Mehmetçiğin yemin törenine örtülü annelerin alınmadığı,
İmam Hatip Okullarına kıskacın ve Kur'an Kurslarına yönelik
baskının yaşandığı,
ikna odalarında İslam'ın simgesi ve kimliği olan başörtüsüne
zulmün yapıldığı,
dini sohbet yapıldığı için gözaltına alınanların olduğu,
İslami kimliğinden dolayı memuriyetten sürgüne gönderilmelerin,
atılmaların yaşandığı zamanlar…
Yıllar sonra bu zorlukları çekenlerin iktidar olduğu ve
sıkıntıların peyderpey azaldığı günlere erdik.
Müslümanların ezildiği günlerden, hak ettiği konum ve sınıflara
geldiklerini gördük.
Sünnetullah gereği toplumlar da imtihan olunacaktı.

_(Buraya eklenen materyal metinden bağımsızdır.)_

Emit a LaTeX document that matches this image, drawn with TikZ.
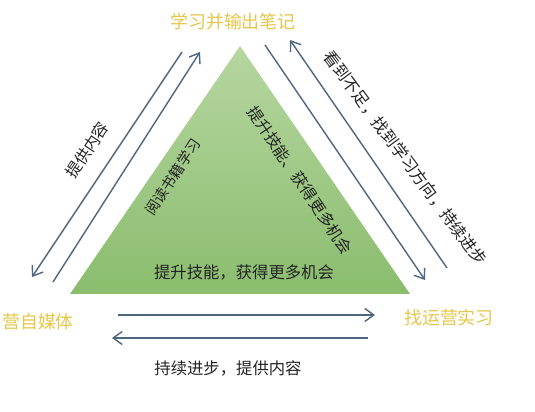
\documentclass[tikz,border=0pt]{standalone}
\usepackage{fontspec}
\newfontfamily\cjk{Noto Sans CJK SC}
\usetikzlibrary{arrows.meta, positioning, calc}
\definecolor{cTriTop}{RGB}{182, 214, 160}
\definecolor{cTriBot}{RGB}{138, 189, 110}
\definecolor{cGold}{RGB}{228, 198, 72}
\definecolor{lineColor}{RGB}{78, 102, 128}
\definecolor{textColor}{RGB}{35, 35, 35}
\tikzset{
    font=\cjk,
    % --- 标签样式 ---
    corner/.style={
        text=cGold, inner sep=1pt, font=\cjk\fontsize{10.2}{12}\selectfont
    },
    note/.style={
        text=textColor, inner sep=1pt, font=\cjk\fontsize{9.3}{11}\selectfont
    },
    % --- 连线样式 ---
    conn/.style={
        draw=lineColor, line width=0.8pt,
        -{Straight Barb[length=1.8mm, width=2.6mm]}
    }
}
\begin{document}
\begin{tikzpicture}[x=0.02cm, y=-0.02cm]

	\useasboundingbox (0,0) rectangle (535,412);

	% =========================================================
	% 1. 三角形 (Triangle)
	% =========================================================
	\coordinate (tA) at (240,46);
	\coordinate (tL) at (70,294);
	\coordinate (tR) at (410,294);
	\shade[top color=cTriTop, bottom color=cTriBot] (tA) -- (tL) -- (tR) -- cycle;

	% =========================================================
	% 2. 三个角 (Corners)
	% =========================================================
	\node[corner] (ttl) at (233,22) {学习并输出笔记};
	\node[corner] (lft) at (38,322) {营自媒体};
	\node[corner] (rgt) at (449,318) {找运营实习};

	% =========================================================
	% 3. 文字 (Notes)
	% =========================================================
	\node[note] (bot) at (228,368) {持续进步，提供内容};
	\node[note] (inH) at (244,272) {提升技能，获得更多机会};
	\node[note, font=\cjk\fontsize{8.3}{10}\selectfont, rotate=57] (inL) at (173,177) {阅读书籍学习};
	\node[note, font=\cjk\fontsize{9}{11}\selectfont, rotate=-56] (inR) at (300,180) {提升技能、获得更多机会};
	\node[note, font=\cjk\fontsize{9}{11}\selectfont, rotate=56] (outL) at (87,150) {提供内容};
	\node[note, rotate=-53.5] (outR) at (405,158) {看到不足，找到学习方向，持续进步};

	% =========================================================
	% 4. 连线 (Arrows)
	% =========================================================
	\coordinate (lo1) at (182,52);  \coordinate (lo2) at (32,277);
	\coordinate (li1) at (53,282);  \coordinate (li2) at (200,52);
	\coordinate (ro1) at (447,268); \coordinate (ro2) at (290,40);
	\coordinate (ri1) at (265,45);  \coordinate (ri2) at (425,280);
	\coordinate (bu1) at (118,315); \coordinate (bu2) at (375,315);
	\coordinate (bl1) at (368,338); \coordinate (bl2) at (112,338);

	\foreach \a/\b in {lo1/lo2, li1/li2, ro1/ro2, ri1/ri2, bu1/bu2, bl1/bl2} {
			\draw [conn] (\a) -- (\b);
		}

\end{tikzpicture}
\end{document}
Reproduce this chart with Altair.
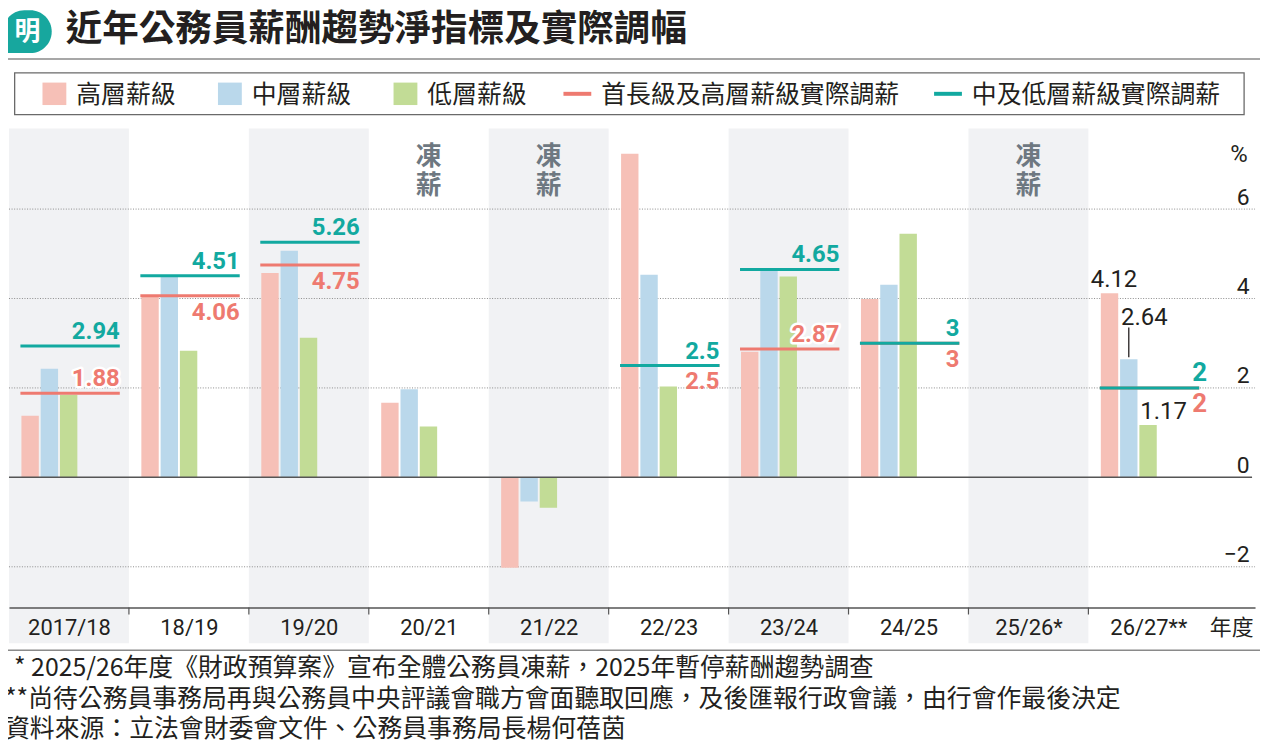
import json
import altair as alt
import pandas as pd

# ---------------- data ----------------
YEARS = ["2017/18", "18/19", "19/20", "20/21", "21/22", "22/23", "23/24", "24/25", "25/26*", "26/27**"]
HIGH = [1.38, 4.06, 4.57, 1.67, -2.02, 7.24, 2.81, 3.99, None, 4.12]
MID = [2.43, 4.49, 5.07, 1.97, -0.54, 4.53, 4.65, 4.31, None, 2.64]
LOW = [1.85, 2.83, 3.12, 1.14, -0.68, 2.03, 4.49, 5.45, None, 1.17]
ADJ_SENIOR = [1.88, 4.06, 4.75, None, None, 2.5, 2.87, 3, None, 2]
ADJ_MIDLOW = [2.94, 4.51, 5.26, None, None, 2.5, 4.65, 3, None, 2]
SERIES = ["高層薪級", "中層薪級", "低層薪級"]
ADJ_NAMES = ["首長級及高層薪級實際調薪", "中及低層薪級實際調薪"]
Y_TICKS = [-2, 0, 2, 4, 6]
FREEZE_TEXT = "凍\n薪"
TITLE = "近年公務員薪酬趨勢淨指標及實際調幅"
LOGO = "明"
X_TITLE = "年度"
Y_TITLE = "%"
NOTES = [
    "* 2025/26年度《財政預算案》宣布全體公務員凍薪，2025年暫停薪酬趨勢調查",
    "**尚待公務員事務局再與公務員中央評議會職方會面聽取回應，及後匯報行政會議，由行會作最後決定",
    "資料來源：立法會財委會文件、公務員事務局長楊何蓓茵",
]

# ---------------- styles / layout ----------------
BAR_COLORS = ["#F6C0B7", "#BAD8EB", "#C2DC96"]
RED = "#EE7A70"
TEAL = "#12A9A0"
BAND = "#F1F2F4"
INK = "#231F20"
FREEZE_GRAY = "#6E7881"
CJK = "Noto Sans CJK TC"
NUM = "Roboto"

W, H = 1254, 518
COLW = 120.7
ZERO_PX = 351.0
PXU = 45.0
BAR_OFF, BAR_W, BAR_STEP = 12.5, 17.5, 19.4
LINE_L, LINE_R = 11.5, 111.5
RED_ABOVE = {0, 6}          # columns where the red label sits above its line
LABEL_SHIFT = {9: 8}        # px shift right of the line-end labels
LABEL_SIZE = {9: 26}        # larger line-end labels in the last column
LAST = len(YEARS) - 1

xs = alt.Scale(domain=[0, W / COLW], nice=False, zero=False)
ys = alt.Scale(domain=[(ZERO_PX - H) / PXU, ZERO_PX / PXU], nice=False, zero=False)

XAX = alt.Axis(
    orient="bottom", offset=-36, values=[i + 0.5 for i in range(len(YEARS))],
    labelExpr=json.dumps(YEARS, ensure_ascii=False) + "[floor(datum.value)]",
    grid=False, ticks=False, tickSize=0, domain=True, domainColor="#555555", domainWidth=1.5,
    labelFont=NUM, labelFontSize=22, labelColor=INK, labelPadding=20, labelBaseline="middle",
    labelFlush=False, labelOverlap=False,
    title=X_TITLE, titleX=1252, titleY=20, titleAlign="right", titleBaseline="middle",
    titleFont=CJK, titleFontSize=22, titleFontWeight="normal", titleColor=INK, zindex=1,
)
YAX = alt.Axis(
    orient="right", values=Y_TICKS, grid=False, domain=False, ticks=False, tickSize=0,
    labelExpr="datum.value < 0 ? '\u2212' + abs(datum.value) : datum.label",
    labelAlign="right", labelBaseline="alphabetic", labelPadding=-6, labelOffset=-5,
    labelFont=NUM, labelFontSize=23, labelColor=INK, labelFlush=False,
    title=Y_TITLE, titleAngle=0, titleX=-8, titleY=26.5, titleAlign="right", titleBaseline="middle",
    titleFont=NUM, titleFontSize=24, titleFontWeight="normal", titleColor=INK, zindex=1,
)

# ---------------- tables ----------------
bands = pd.DataFrame({"x0": [i for i in range(0, len(YEARS), 2)]})
bands["x1"] = bands["x0"] + 1

grid = pd.DataFrame({"v": [v for v in Y_TICKS if v != 0]})
zero = pd.DataFrame({"v": [v for v in Y_TICKS if v == 0]})

bar_rows = []
for i, yr in enumerate(YEARS):
    for k, (name, vals) in enumerate(zip(SERIES, [HIGH, MID, LOW])):
        v = vals[i]
        if v is None:
            continue
        x0 = i + (BAR_OFF + k * BAR_STEP) / COLW
        bar_rows.append(dict(year=yr, series=name, k=k, value=v, x0=x0, x1=x0 + BAR_W / COLW,
                             xc=x0 + BAR_W / 2 / COLW, idx=i))
bars = pd.DataFrame(bar_rows)

line_rows = []
for i, yr in enumerate(YEARS):
    for name, vals in zip(ADJ_NAMES, [ADJ_SENIOR, ADJ_MIDLOW]):
        v = vals[i]
        if v is None:
            continue
        x1 = i + LINE_R / COLW
        line_rows.append(dict(year=yr, kind=name, value=v, x0=i + LINE_L / COLW, x1=x1,
                              lx=x1 + LABEL_SHIFT.get(i, 0) / COLW, label=f"{v:g}", idx=i,
                              fs=LABEL_SIZE.get(i, 24)))
lines = pd.DataFrame(line_rows)
red = lines[lines.kind == ADJ_NAMES[0]]
teal = lines[lines.kind == ADJ_NAMES[1]]
red_above = red[red.idx.isin(RED_ABOVE)]
red_below = red[~red.idx.isin(RED_ABOVE)]

frozen = pd.DataFrame({"xc": [i + 0.5 for i, v in enumerate(ADJ_MIDLOW) if v is None]})

last = bars[bars.idx == LAST].copy()
last["label"] = last["value"].map(lambda v: f"{v:g}")
last["lead0"] = last["value"] + 2 / PXU
last["lead1"] = last["value"] + 32 / PXU

ticks = pd.DataFrame({"x": list(range(1, len(YEARS)))})

one = pd.DataFrame({"a": [1]})


def X(f):
    return alt.X(f"{f}:Q", scale=xs)


def Y(f):
    return alt.Y(f"{f}:Q", scale=ys)


# ---------------- layers ----------------
layers = []

layers.append(alt.Chart(bands).mark_rect(color=BAND).encode(
    x=alt.X("x0:Q", scale=xs, axis=XAX), x2="x1:Q", y=alt.value(0), y2=alt.value(H)))

layers.append(alt.Chart(grid).mark_rule(color="#8C8C8C", strokeWidth=1, strokeDash=[1, 1.6]).encode(
    y=alt.Y("v:Q", scale=ys, axis=YAX), x=alt.value(0), x2=alt.value(W)))

layers.append(alt.Chart(bars).mark_rect().encode(
    x=X("x0"), x2="x1:Q", y=Y("value"), y2=alt.datum(0),
    color=alt.Color("series:N", scale=alt.Scale(domain=SERIES, range=BAR_COLORS), legend=None)))

layers.append(alt.Chart(zero).mark_rule(color="#555555", strokeWidth=1.5).encode(
    y=Y("v"), x=alt.value(0), x2=alt.value(W - 3)))

for df, col in [(red, RED), (teal, TEAL)]:
    layers.append(alt.Chart(df).mark_rule(color=col, strokeWidth=3).encode(
        x=X("x0"), x2="x1:Q", y=Y("value")))


def text_layers(df, xf, yf, tf, color, halo=False, sized=False, **mk):
    enc = dict(x=X(xf), y=Y(yf), text=alt.Text(f"{tf}:N"))
    if sized:
        enc["size"] = alt.Size("fs:Q", scale=None, legend=None)
    out = []
    if halo:
        out.append(alt.Chart(df).mark_text(color="white", stroke="white", strokeWidth=5,
                                           strokeJoin="round", **mk).encode(**enc))
    out.append(alt.Chart(df).mark_text(color=color, **mk).encode(**enc))
    return out


bold = dict(font=NUM, fontWeight="bold", align="right", baseline="alphabetic")
layers += text_layers(teal, "lx", "value", "label", TEAL, sized=True, dy=-7, **bold)
layers += text_layers(red_above, "lx", "value", "label", RED, halo=True, sized=True, dy=-7, **bold)
layers += text_layers(red_below, "lx", "value", "label", RED, sized=True, dy=24, **bold)

thin = dict(font=NUM, fontSize=24, fontWeight="normal", baseline="alphabetic")
layers += text_layers(last[last.k == 0], "xc", "value", "label", INK, align="center", dx=4.5, dy=-6, **thin)
layers += text_layers(last[last.k == 1], "x0", "value", "label", INK, align="left", dx=1, dy=-35, **thin)
layers += text_layers(last[last.k == 2], "x0", "value", "label", INK, align="left", dx=1, dy=-6, **thin)
layers.append(alt.Chart(last[last.k == 1]).mark_rule(color=INK, strokeWidth=1.3).encode(
    x=X("xc"), y=Y("lead0"), y2="lead1:Q"))

layers.append(alt.Chart(frozen).mark_text(
    text=FREEZE_TEXT, lineBreak="\n", lineHeight=29.5, font=CJK, fontSize=26, fontWeight="bold",
    align="center", baseline="middle", color=FREEZE_GRAY).encode(x=X("xc"), y=alt.value(28.5)))

layers.append(alt.Chart(ticks).mark_rule(color="#555555", strokeWidth=1.2).encode(
    x=X("x"), y=alt.value(H - 36), y2=alt.value(H - 29)))

# ---------------- header / legend / notes ----------------
layers.append(alt.Chart(one).mark_rect(color="#17A79E", cornerRadiusTopLeft=22, cornerRadiusTopRight=22,
                                       cornerRadiusBottomRight=22, cornerRadiusBottomLeft=2).encode(
    x=alt.value(-6), x2=alt.value(43), y=alt.value(-119), y2=alt.value(-76)))
layers.append(alt.Chart(one).mark_text(text=LOGO, font=CJK, fontSize=26, fontWeight="bold", color="white",
                                       align="center", baseline="middle").encode(
    x=alt.value(18.5), y=alt.value(-97.5)))
layers.append(alt.Chart(one).mark_text(text=TITLE, font=CJK, fontSize=36.8, fontWeight="bold", color=INK,
                                       align="left", baseline="middle").encode(
    x=alt.value(57), y=alt.value(-99)))
layers.append(alt.Chart(one).mark_rule(color="#8A8A8A", strokeWidth=1.5).encode(
    x=alt.value(-9), x2=alt.value(1259), y=alt.value(-70)))

layers.append(alt.Chart(one).mark_rect(fill="white", fillOpacity=0, stroke="#6A6A6A", strokeWidth=1.3).encode(
    x=alt.value(5.7), x2=alt.value(1243), y=alt.value(-56), y2=alt.value(-14)))

SQ_X = [33.7, 210.3, 387.0]
for name, col, sx in zip(SERIES, BAR_COLORS, SQ_X):
    layers.append(alt.Chart(one).mark_rect(color=col).encode(
        x=alt.value(sx), x2=alt.value(sx + 24), y=alt.value(-46.3), y2=alt.value(-23.7)))
    layers.append(alt.Chart(one).mark_text(text=name, font=CJK, fontSize=25, color=INK,
                                           align="left", baseline="middle").encode(
        x=alt.value(sx + 34), y=alt.value(-34)))
LN_X = [558.0, 931.0]
for name, col, lx in zip(ADJ_NAMES, [RED, TEAL], LN_X):
    layers.append(alt.Chart(one).mark_rule(color=col, strokeWidth=4).encode(
        x=alt.value(lx), x2=alt.value(lx + 28), y=alt.value(-35)))
    layers.append(alt.Chart(one).mark_text(text=name, font=CJK, fontSize=25, color=INK,
                                           align="left", baseline="middle").encode(
        x=alt.value(lx + 38), y=alt.value(-34)))

layers.append(alt.Chart(one).mark_rule(color="#8A8A8A", strokeWidth=1.5).encode(
    x=alt.value(-9), x2=alt.value(1259), y=alt.value(525)))
NOTE_X = [5, -4, -4]
NOTE_Y = [543, 574, 604]
for t, nx, ny in zip(NOTES, NOTE_X, NOTE_Y):
    layers.append(alt.Chart(one).mark_text(text=t, font=CJK, fontSize=25, color=INK,
                                           align="left", baseline="middle").encode(
        x=alt.value(nx), y=alt.value(ny)))

chart = alt.layer(*layers).properties(
    width=W, height=H,
    autosize=alt.AutoSizeParams(type="none"),
    padding={"left": 1, "top": 119, "right": 5, "bottom": 103},
    background="white",
).configure_view(stroke=None)

chart.save("out.html", embed_options={"renderer": "svg", "actions": False})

Açlıkla, yoklukla, zulümle olduğu gibi bolluk, refah ve varlıkla
da imtihan olacaktı Müslümanlar.
Çünkü Rabbimiz bizi her koşulda,
ortamda ve zamanda nasıl davrandığımızı görmeyi murat
etmişti ve imtihan sırrı da burada
yatmakta idi.
Kur’an’da bile Allah “akledin…” diyor. “Düşünün ve akledin…”
Düşündüğümüzde ve aklettiğimiz de önümüzde bir imtihan durduğu
aşikâr değil mi?
Post modern darbe 28 Şubata karşı 16 Nisan bu vatanın
imtihanıdır!
Bu günlerin devamı için zalimlerin elinden bu vatanı kurtarmamız
için önemli fırsat var.
Referandum tarihi olan 16 Nisan’da 28 Şubatların bir daha
yaşanmaması adına önümüzde bir fırsat var.
İngiliz-Yahudi medeniyetinin ve içimizdeki avenelerinin
ellerinden şahsiyetimizi ve vatanımızı kurtarmak için önemli bir
fırsat.
Hala kendilerini hissettirmek adına atmış oldukları manşetlere
karşılık bulacakları ümidi ile nifak tohumu ekmeye çalışanların
karşısında 16 Nisan vatanımız için çok büyük bir fırsat.
“Evet” ile diklenmeden dik duracağımız
referandum sonrası post modern darbe olarak nitelendirilen 28
Şubatların önünü tamamen tıkamış olacak inşallah.